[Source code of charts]
--------------------

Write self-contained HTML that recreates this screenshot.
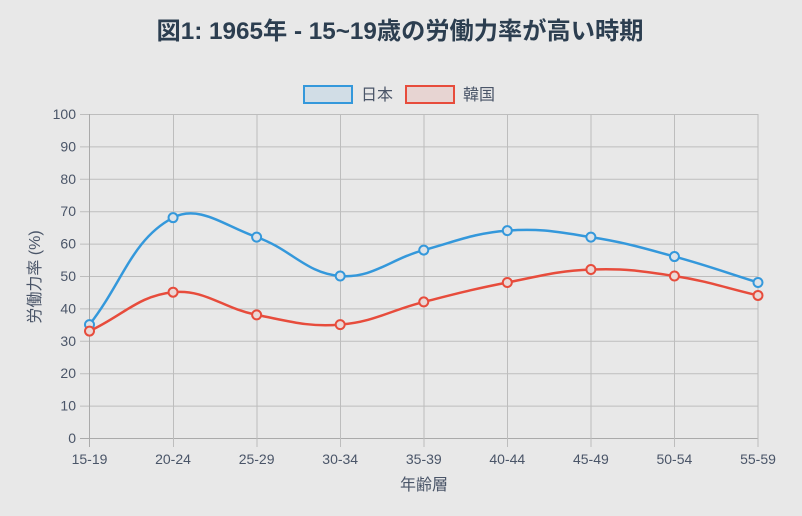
<!DOCTYPE html>
<html><head><meta charset="utf-8"><style>
html,body{margin:0;padding:0;background:#e8e8e8;}
svg{display:block;}
text{font-family:"Liberation Sans","Noto Sans CJK JP",sans-serif;}
</style></head><body>
<svg width="802" height="516" viewBox="0 0 802 516" xmlns="http://www.w3.org/2000/svg">
<rect width="802" height="516" fill="#e8e8e8"/>
<text x="400" y="39" text-anchor="middle" font-size="24" font-weight="bold" fill="#2c3e50" textLength="487" lengthAdjust="spacingAndGlyphs">図1: 1965年 - 15~19歳の労働力率が高い時期</text>
<!-- legend -->
<rect x="304" y="86" width="48" height="17" fill="rgba(52,152,219,0.12)" stroke="#3498db" stroke-width="2"/>
<text x="361" y="100" font-size="16" fill="#4a5568">日本</text>
<rect x="406" y="86" width="48" height="17" fill="rgba(231,76,60,0.12)" stroke="#e74c3c" stroke-width="2"/>
<text x="463" y="100" font-size="16" fill="#4a5568">韓国</text>
<!-- grid -->
<g stroke="#bdbdbd" stroke-width="1">
<line x1="80" y1="114.5" x2="758" y2="114.5"/>
<line x1="80" y1="146.9" x2="758" y2="146.9"/>
<line x1="80" y1="179.3" x2="758" y2="179.3"/>
<line x1="80" y1="211.7" x2="758" y2="211.7"/>
<line x1="80" y1="244.1" x2="758" y2="244.1"/>
<line x1="80" y1="276.5" x2="758" y2="276.5"/>
<line x1="80" y1="308.9" x2="758" y2="308.9"/>
<line x1="80" y1="341.3" x2="758" y2="341.3"/>
<line x1="80" y1="373.7" x2="758" y2="373.7"/>
<line x1="80" y1="406.1" x2="758" y2="406.1"/>
<line x1="80" y1="438.5" x2="758" y2="438.5" stroke="#aaaaaa"/>
<line x1="89.5" y1="114" x2="89.5" y2="447" stroke="#aaaaaa"/>
<line x1="173.5" y1="114" x2="173.5" y2="447"/>
<line x1="257" y1="114" x2="257" y2="447"/>
<line x1="340.5" y1="114" x2="340.5" y2="447"/>
<line x1="424" y1="114" x2="424" y2="447"/>
<line x1="507.5" y1="114" x2="507.5" y2="447"/>
<line x1="591" y1="114" x2="591" y2="447"/>
<line x1="674.5" y1="114" x2="674.5" y2="447"/>
<line x1="758" y1="114" x2="758" y2="447"/>
</g>
<!-- y tick labels -->
<g font-size="14" fill="#4a5568" text-anchor="end">
<text x="76" y="119">100</text>
<text x="76" y="151.4">90</text>
<text x="76" y="183.8">80</text>
<text x="76" y="216.2">70</text>
<text x="76" y="248.6">60</text>
<text x="76" y="281">50</text>
<text x="76" y="313.4">40</text>
<text x="76" y="345.8">30</text>
<text x="76" y="378.2">20</text>
<text x="76" y="410.6">10</text>
<text x="76" y="443">0</text>
</g>
<!-- x tick labels -->
<g font-size="14" fill="#4a5568" text-anchor="middle">
<text x="89.5" y="464">15-19</text>
<text x="173" y="464">20-24</text>
<text x="256.6" y="464">25-29</text>
<text x="340.2" y="464">30-34</text>
<text x="423.8" y="464">35-39</text>
<text x="507.3" y="464">40-44</text>
<text x="590.9" y="464">45-49</text>
<text x="674.4" y="464">50-54</text>
<text x="758" y="464">55-59</text>
</g>
<text x="424" y="490" font-size="16" fill="#4a5568" text-anchor="middle">年齢層</text>
<text transform="translate(40,277) rotate(-90)" font-size="16" fill="#4a5568" text-anchor="middle">労働力率 (%)</text>
<!-- series -->
<path d="M89.5,324.6 C122.93,281.83 132.10,239.12 173.06,217.68 C198.95,204.13 224.41,225.88 256.63,237.12 C291.26,249.20 305.89,273.34 340.19,276 C372.75,278.52 389.99,259.24 423.75,250.08 C456.84,241.10 473.50,233.26 507.31,230.64 C540.35,228.08 557.84,232.00 590.88,237.12 C624.69,242.36 641.35,247.58 674.44,256.56 C708.20,265.72 724.58,272.11 758,282.48" fill="none" stroke="#3498db" stroke-width="2.5"/>
<path d="M89.5,331.08 C122.93,315.53 138.60,295.54 173.06,292.2 C205.45,289.06 222.72,308.31 256.63,314.88 C289.57,321.27 307.25,327.15 340.19,324.6 C374.10,321.97 390.18,310.38 423.75,301.92 C457.02,293.53 473.65,289.01 507.31,282.48 C540.50,276.05 557.30,270.82 590.88,269.52 C624.16,268.23 641.40,270.88 674.44,276 C708.25,281.24 724.58,287.66 758,295.44" fill="none" stroke="#e74c3c" stroke-width="2.5"/>
<g fill="#dde3e9" stroke="#3498db" stroke-width="2">
<circle cx="89.5" cy="324.6" r="4.5"/>
<circle cx="173.06" cy="217.68" r="4.5"/>
<circle cx="256.63" cy="237.12" r="4.5"/>
<circle cx="340.19" cy="276" r="4.5"/>
<circle cx="423.75" cy="250.08" r="4.5"/>
<circle cx="507.31" cy="230.64" r="4.5"/>
<circle cx="590.88" cy="237.12" r="4.5"/>
<circle cx="674.44" cy="256.56" r="4.5"/>
<circle cx="758" cy="282.48" r="4.5"/>
</g>
<g fill="#ead8d6" stroke="#e74c3c" stroke-width="2">
<circle cx="89.5" cy="331.08" r="4.5"/>
<circle cx="173.06" cy="292.2" r="4.5"/>
<circle cx="256.63" cy="314.88" r="4.5"/>
<circle cx="340.19" cy="324.6" r="4.5"/>
<circle cx="423.75" cy="301.92" r="4.5"/>
<circle cx="507.31" cy="282.48" r="4.5"/>
<circle cx="590.88" cy="269.52" r="4.5"/>
<circle cx="674.44" cy="276" r="4.5"/>
<circle cx="758" cy="295.44" r="4.5"/>
</g>
</svg>
</body></html>
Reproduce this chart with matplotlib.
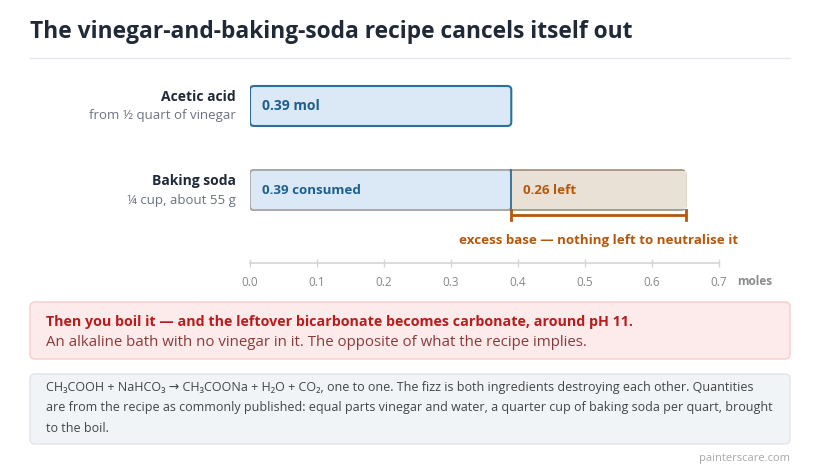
import matplotlib
matplotlib.use("Agg")
import matplotlib.pyplot as plt
from matplotlib.patches import FancyBboxPatch
from matplotlib.lines import Line2D

plt.rcParams['font.family'] = ['Open Sans', 'DejaVu Sans']

# data
rows = ["Acetic acid", "Baking soda"]
row_notes = ["from \u00bd quart of vinegar", "\u00bc cup, about 55 g"]
acid_mol = 0.39
consumed_mol = 0.39
left_mol = 0.26
ticks = [0.0, 0.1, 0.2, 0.3, 0.4, 0.5, 0.6, 0.7]

title = "The vinegar-and-baking-soda recipe cancels itself out"
warn_head = "Then you boil it \u2014 and the leftover bicarbonate becomes carbonate, around pH 11."
warn_body = "An alkaline bath with no vinegar in it. The opposite of what the recipe implies."
note_lines = [
    "CH\u2083COOH + NaHCO\u2083 \u2192 CH\u2083COONa + H\u2082O + CO\u2082, one to one. The fizz is both ingredients destroying each other. Quantities",
    "are from the recipe as commonly published: equal parts vinegar and water, a quarter cup of baking soda per quart, brought",
    "to the boil.",
]

BLUE = "#1f5f8b"
BLUE_FILL = "#dbe8f5"
BLUE_EDGE = "#2e6f98"
BROWN = "#b4580f"
TAN_FILL = "#e9e1d5"
TAN_EDGE = "#a39782"

W, H = 820, 470
fig = plt.figure(figsize=(W / 100, H / 100), dpi=100)
fig.patch.set_facecolor("white")

def fx(px):
    return px / W

def fy(py):
    return 1 - py / H

# header
fig.text(fx(30), fy(32), title, fontsize=16.4, fontweight="bold", color="#1f2937", va="center")
fig.add_artist(Line2D([fx(30), fx(790)], [fy(58), fy(58)], color="#e5e7eb", lw=1))

# chart axes
ax = fig.add_axes([fx(250), fy(263), fx(719) - fx(250), (263 - 75) / H])
ax.set_xlim(0, 0.7)
ax.set_ylim(1.869, -0.369)
for s in ["top", "right", "left"]:
    ax.spines[s].set_visible(False)
ax.spines["bottom"].set_color("#d4d4d4")
ax.spines["bottom"].set_linewidth(1.2)
ax.set_yticks([])
ax.set_xticks(ticks)
ax.set_xticklabels([f"{t:.1f}" for t in ticks])
ax.tick_params(axis="x", colors="#d4d4d4", labelcolor="#888888", labelsize=8.5,
               direction="inout", length=6, width=1, pad=6)
ax.text(1.038, -0.1, "moles", transform=ax.transAxes, fontsize=8.5, fontweight="bold",
        color="#8a8a8a", va="center", ha="left")

bh = 0.476
aspect = (1 / 84) / (1 / 670)

def rbar(x0, w, y, fc, ec, lw=1.3):
    p = FancyBboxPatch((x0, y - bh / 2), w, bh, boxstyle="round,pad=0,rounding_size=0.006",
                       mutation_aspect=aspect, fc=fc, ec=ec, lw=lw)
    ax.add_patch(p)

# acetic acid bar
rbar(0, acid_mol, 0, BLUE_FILL, BLUE_EDGE, 1.5)
ax.text(0.018, 0, f"{acid_mol:.2f} mol", fontsize=10, fontweight="bold", color=BLUE, va="center")

# baking soda bar: consumed + left
rbar(0, consumed_mol + left_mol, 1, TAN_FILL, TAN_EDGE)
rbar(0, consumed_mol, 1, BLUE_FILL, "#a8a8a8")
ax.barh(1, left_mol, left=consumed_mol, height=bh - 0.02, color=TAN_FILL, lw=0)
ax.plot([consumed_mol, consumed_mol], [1 - bh / 2, 1 + bh / 2], color=BLUE_EDGE, lw=1.3)
ax.text(0.018, 1, f"{consumed_mol:.2f} consumed", fontsize=9.6, fontweight="bold", color=BLUE, va="center")
ax.text(consumed_mol + 0.017, 1, f"{left_mol:.2f} left", fontsize=9.6, fontweight="bold", color=BROWN, va="center")

# bracket
yb = 1 + 25 / 84
tk = 5 / 84
end = consumed_mol + left_mol
ax.plot([consumed_mol, end], [yb, yb], color=BROWN, lw=2, solid_capstyle="butt")
ax.plot([consumed_mol, consumed_mol], [yb - tk, yb + tk], color=BROWN, lw=2)
ax.plot([end, end], [yb - tk, yb + tk], color=BROWN, lw=2)
ax.text((consumed_mol + end) / 2, 1 + 50 / 84, "excess base \u2014 nothing left to neutralise it",
        fontsize=9.6, fontweight="bold", color=BROWN, ha="center", va="center")

# row labels
for i, (name, note) in enumerate(zip(rows, row_notes)):
    ax.text(-0.021, i - 9 / 84, name, fontsize=10, fontweight="bold", color="#1f2937",
            ha="right", va="center", clip_on=False)
    ax.text(-0.021, i + 10 / 84, note, fontsize=9.5, color="#6b7280",
            ha="right", va="center", clip_on=False)

# warning box
fig.add_artist(FancyBboxPatch((fx(30), fy(359)), fx(760), (359 - 302) / H,
                              boxstyle="round,pad=0,rounding_size=0.006",
                              mutation_aspect=W / H, fc="#fdeaea", ec="#f6cccc", lw=1,
                              transform=fig.transFigure))
fig.text(fx(46), fy(322), warn_head, fontsize=10.3, fontweight="bold", color="#b91c1c", va="center")
fig.text(fx(46), fy(342), warn_body, fontsize=10.8, color="#8a3a3a", va="center")

# note box
fig.add_artist(FancyBboxPatch((fx(30), fy(444)), fx(760), (444 - 374) / H,
                              boxstyle="round,pad=0,rounding_size=0.006",
                              mutation_aspect=W / H, fc="#f1f4f7", ec="#e1e5ea", lw=1,
                              transform=fig.transFigure))
for i, line in enumerate(note_lines):
    fig.text(fx(46), fy(388 + 20 * i), line, fontsize=9.0, color="#444444", va="center")

fig.text(fx(790), fy(458), "painterscare.com", fontsize=8, color="#a8a8a8", ha="right", va="center")

fig.savefig("out.png", dpi=100)
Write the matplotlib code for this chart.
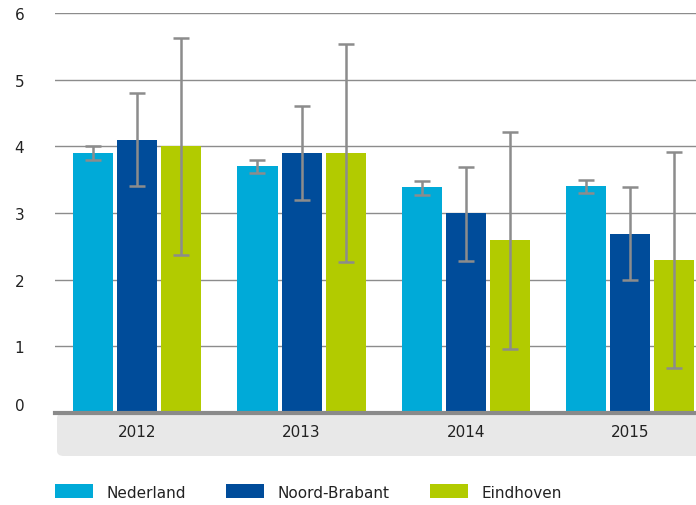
import matplotlib.pyplot as plt
import numpy as np
from matplotlib.patches import FancyBboxPatch, Patch

years = ["2012", "2013", "2014", "2015"]
series = ["Nederland", "Noord-Brabant", "Eindhoven"]

nederland = [3.9, 3.7, 3.39, 3.41]
nederland_low = [3.79, 3.6, 3.27, 3.3]
nederland_high = [4.0, 3.8, 3.48, 3.5]

brabant = [4.1, 3.9, 3.0, 2.69]
brabant_low = [3.4, 3.19, 2.28, 1.99]
brabant_high = [4.8, 4.6, 3.69, 3.39]

eindhoven = [4.0, 3.9, 2.59, 2.29]
eindhoven_low = [2.37, 2.26, 0.96, 0.67]
eindhoven_high = [5.63, 5.54, 4.22, 3.92]

colors = ["#00aad8", "#004c9a", "#b2cb00"]
err_color = "#8c8c8c"
text_color = "#222222"

plt.rcParams["font.family"] = ["DejaVu Sans"]

fig = plt.figure(figsize=(6.96, 5.06), dpi=100)
ax = fig.add_axes([55 / 696, 1 - 414 / 506, 1 - 55 / 696, 400 / 506])
ax.patch.set_alpha(0)
ax.set_zorder(2)

x = np.arange(len(years))
width = 0.2435
offset = 0.268

data = [
    (nederland, nederland_low, nederland_high),
    (brabant, brabant_low, brabant_high),
    (eindhoven, eindhoven_low, eindhoven_high),
]

for i, (vals, low, high) in enumerate(data):
    pos = x + (i - 1) * offset
    vals = np.array(vals)
    yerr = [vals - np.array(low), np.array(high) - vals]
    ax.bar(pos, vals, width, color=colors[i], zorder=2)
    ax.errorbar(pos, vals, yerr=yerr, fmt="none", ecolor=err_color,
                elinewidth=1.8, capsize=5.5, capthick=1.8, zorder=3)

ax.set_ylim(0, 6)
ax.set_xlim(-0.5, 3.4)
ax.set_yticks(range(7))
ax.yaxis.grid(True, color="#8c8c8c", linewidth=1.0, zorder=0)
ax.set_axisbelow(True)

for side in ["top", "right", "left"]:
    ax.spines[side].set_visible(False)
ax.spines["bottom"].set_color("#8a8a8a")
ax.spines["bottom"].set_linewidth(3)
ax.spines["bottom"].set_zorder(4)

ax.set_xticks(x)
ax.set_xticklabels(years)
ax.tick_params(axis="x", length=0, pad=8, labelsize=11, labelcolor=text_color)
ax.tick_params(axis="y", length=0, pad=29, labelsize=11, labelcolor=text_color)
for lbl in ax.get_yticklabels():
    lbl.set_horizontalalignment("left")
ax.get_yticklabels()[0].set_verticalalignment("bottom")

# grey band behind the year labels
band = FancyBboxPatch((57 / 696, 1 - 457 / 506), 660 / 696, 43 / 506,
                      boxstyle="round,pad=0,rounding_size=0.01",
                      transform=fig.transFigure, facecolor="#e8e8e8",
                      edgecolor="none", zorder=-1)
fig.patches.append(band)

handles = [Patch(facecolor=c, edgecolor="none") for c in colors]
fig.legend(handles, series, loc="center left", bbox_to_anchor=(41 / 696, 1 - 493 / 506),
           ncol=3, frameon=False, fontsize=11, handlelength=2.5, handleheight=1.0,
           handletextpad=0.9, columnspacing=2.6, labelcolor=text_color)

fig.savefig("out.png", dpi=100)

--------------------

Exercise aim → Without the pictures, give again exactly the lines above starting at the line containing "Write the matplotlib code for this chart." and ending at the line containing "elinewidth=1.8, capsize=5.5, capthick=1.8, zorder=3)".

Written response →
Write the matplotlib code for this chart.
import matplotlib.pyplot as plt
import numpy as np
from matplotlib.patches import FancyBboxPatch, Patch

years = ["2012", "2013", "2014", "2015"]
series = ["Nederland", "Noord-Brabant", "Eindhoven"]

nederland = [3.9, 3.7, 3.39, 3.41]
nederland_low = [3.79, 3.6, 3.27, 3.3]
nederland_high = [4.0, 3.8, 3.48, 3.5]

brabant = [4.1, 3.9, 3.0, 2.69]
brabant_low = [3.4, 3.19, 2.28, 1.99]
brabant_high = [4.8, 4.6, 3.69, 3.39]

eindhoven = [4.0, 3.9, 2.59, 2.29]
eindhoven_low = [2.37, 2.26, 0.96, 0.67]
eindhoven_high = [5.63, 5.54, 4.22, 3.92]

colors = ["#00aad8", "#004c9a", "#b2cb00"]
err_color = "#8c8c8c"
text_color = "#222222"

plt.rcParams["font.family"] = ["DejaVu Sans"]

fig = plt.figure(figsize=(6.96, 5.06), dpi=100)
ax = fig.add_axes([55 / 696, 1 - 414 / 506, 1 - 55 / 696, 400 / 506])
ax.patch.set_alpha(0)
ax.set_zorder(2)

x = np.arange(len(years))
width = 0.2435
offset = 0.268

data = [
    (nederland, nederland_low, nederland_high),
    (brabant, brabant_low, brabant_high),
    (eindhoven, eindhoven_low, eindhoven_high),
]

for i, (vals, low, high) in enumerate(data):
    pos = x + (i - 1) * offset
    vals = np.array(vals)
    yerr = [vals - np.array(low), np.array(high) - vals]
    ax.bar(pos, vals, width, color=colors[i], zorder=2)
    ax.errorbar(pos, vals, yerr=yerr, fmt="none", ecolor=err_color,
                elinewidth=1.8, capsize=5.5, capthick=1.8, zorder=3)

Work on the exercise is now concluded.